Monday, July 17, 2017

Five Godly Things to Do About Your Spouse's Destructive Behavior


Five Godly Things to Do About Your Spouse's Destructive Behavior by Dr. Carol Peters-Tanskley

These strategies will help you reset your focus to deal with your spouse fighting addiction, adultery or any other harmful behaviors.

Your spouse's bad behavior can make your life seem as though it's falling apart. Your psyche is stretched to the limit, and you're not sure how much longer you can survive if things don't change. You could really use some concrete ways to move forward or at least a clear way to think about things.

I hear from spouses every day:

"My husband refuses to get help for his gambling and substance abuse. He won't even acknowledge he has a problem."
"My wife is only after me for my money and spends irresponsibly. She refuses to engage in intimacy or conversation."
"My husband has had a mistress for several years. He keeps promising to cut things off with her, but he's back with her again."
"I'm always walking on eggshells around my husband. I never know what will cause him to fly into a rage. I live in fear."

You've tried to change your spouse—unsuccessfully. You've threatened, cried, put up with, tried to let it go, ignored, waited and anything else you can think of. Perhaps you've tried to get professional help and read anything you can find on the subject. You've prayed and prayed, and things are still the same. Am I stuck with this miserable marriage forever? Is this bad enough for a divorce? Why doesn't God fix my marriage when I keep asking Him to?

If you want the same results, keep doing the same thing. If you don't, it's time for a change. Time for you to change.

Feeling emotional, powerless and desperate is understandable. But decisions made from that mindset almost never result in a good outcome.

No marriage is perfect. You and your spouse are both sinners. However, thoughtfully working through the following five areas will provide a framework for you to move forward.

1. Get Honest

Not emotional—honest. What is your spouse doing, really? How is it affecting you? How is it affecting others, such as any children involved? Have you been enabling your spouse's bad behavior in any way? Is your spouse basically a person of good will who is struggling with a specific problem, or do they have an evil heart? Is their heart open in any way, or is it completely hard and closed?

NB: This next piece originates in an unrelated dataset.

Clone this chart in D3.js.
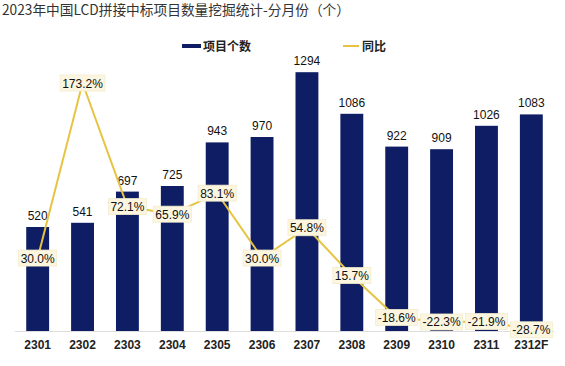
<!DOCTYPE html>
<html><head><meta charset="utf-8">
<script src="https://cdn.jsdelivr.net/npm/d3@7"></script>
<style>body{margin:0;background:#fff;} svg{display:block;}</style>
</head><body>
<svg id="c" width="565" height="366"></svg>
<script>
const categories = ["2301","2302","2303","2304","2305","2306","2307","2308","2309","2310","2311","2312F"];
const counts = [520,541,697,725,943,970,1294,1086,922,909,1026,1083];
const yoy = [30.0,173.2,72.1,65.9,83.1,30.0,54.8,15.7,-18.6,-22.3,-21.9,-28.7];
const title = "2023年中国LCD拼接中标项目数量挖掘统计-分月份（个）";
const legendNames = ["项目个数","同比"];

const svg = d3.select("#c");
const barColor = "#0f1e64", lineColor = "#e6c340";
const x = d3.scaleBand().domain(categories).range([15, 554]).paddingInner(0.49).paddingOuter(0.25);
const y = d3.scaleLinear().domain([0,1300]).range([331,71]);
const y2 = d3.scaleLinear().domain([-30,180]).range([331.4,74.7]);
const cx = d => x(d) + x.bandwidth()/2;

svg.append("text").attr("x",2).attr("y",15).attr("font-family","Noto Sans CJK SC").attr("font-size",14)
  .attr("fill","#333").attr("textLength",348).attr("lengthAdjust","spacingAndGlyphs").text(title);

// legend
const lg = svg.append("g").attr("font-family","Noto Sans CJK SC").attr("font-size",12).attr("font-weight","bold").attr("fill","#222");
lg.append("rect").attr("x",182).attr("y",44).attr("width",19).attr("height",4).attr("fill",barColor);
lg.append("text").attr("x",203).attr("y",50.5).text(legendNames[0]);
lg.append("line").attr("x1",343).attr("x2",359).attr("y1",46).attr("y2",46).attr("stroke",lineColor).attr("stroke-width",2);
lg.append("text").attr("x",362).attr("y",50.5).text(legendNames[1]);

// bars
svg.append("g").selectAll("rect").data(categories).join("rect")
  .attr("x", d=>x(d)).attr("width", x.bandwidth())
  .attr("y",(d,i)=>y(counts[i])).attr("height",(d,i)=>y(0)-y(counts[i]))
  .attr("fill",barColor);

// axis
const ax = svg.append("g").attr("transform",`translate(0,${y(0)})`).call(d3.axisBottom(x).tickSize(0).tickPadding(9));
ax.select(".domain").attr("stroke","#ddd").attr("d","M15,0.5H554");
ax.selectAll("text").attr("font-family","Liberation Sans, Arial").attr("font-size",12).attr("font-weight","bold").attr("fill","#222");

// bar labels
svg.append("g").selectAll("text").data(categories).join("text")
  .attr("x",cx).attr("y",(d,i)=>y(counts[i])-7).attr("text-anchor","middle")
  .attr("font-family","Liberation Sans, Arial").attr("font-size",12).attr("fill","#111")
  .text((d,i)=>counts[i]);

// line
const line = d3.line().x((d,i)=>cx(categories[i])).y(d=>y2(d));
svg.append("path").datum(yoy).attr("d",line).attr("fill","none").attr("stroke",lineColor).attr("stroke-width",2);

// pct labels
const pg = svg.append("g").selectAll("g").data(yoy).join("g")
  .attr("transform",(d,i)=>`translate(${cx(categories[i])},${y2(d)})`);
pg.each(function(d){
  const g = d3.select(this);
  const t = g.append("text").attr("text-anchor","middle").attr("y",4.5)
    .attr("font-family","Liberation Sans, Arial").attr("font-size",12).attr("fill","#111")
    .text(d.toFixed(1)+"%");
  const w = t.node().getComputedTextLength()+4;
  g.insert("rect","text").attr("x",-w/2).attr("y",-8).attr("width",w).attr("height",16)
    .attr("fill","#fcf6e0").attr("stroke","#f2eccc").attr("stroke-width",0.8);
});
</script>
</body></html>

The state of your spouse's heart is often the most critical question of all and not always an easy one to discern. You may need to get some outside perspective from a trusted Christian friend or professional counselor. You may need to spend some time in prayer, seeking God's perspective on the situation.

2. Get Out of the Way

"Behaving badly" and "not meeting my needs" are two very different things. Marriage is not primarily about your happiness; it's about learning to love well. If you're emotional, frustrated or angry because your spouse isn't communicating well, keeps refusing sex or is not as spiritual as you would like, your relationship may need some serious work. But that is very different from them being destructive.

Put your own needs aside, and let your emotions cool down. Although your feelings are important, they will not form the basis for wise decisions. If he/she is engaging in addiction, abuse, pornography, infidelity or is otherwise clearly being destructive, your spouse's bad behavior is the issue, not your unhappiness.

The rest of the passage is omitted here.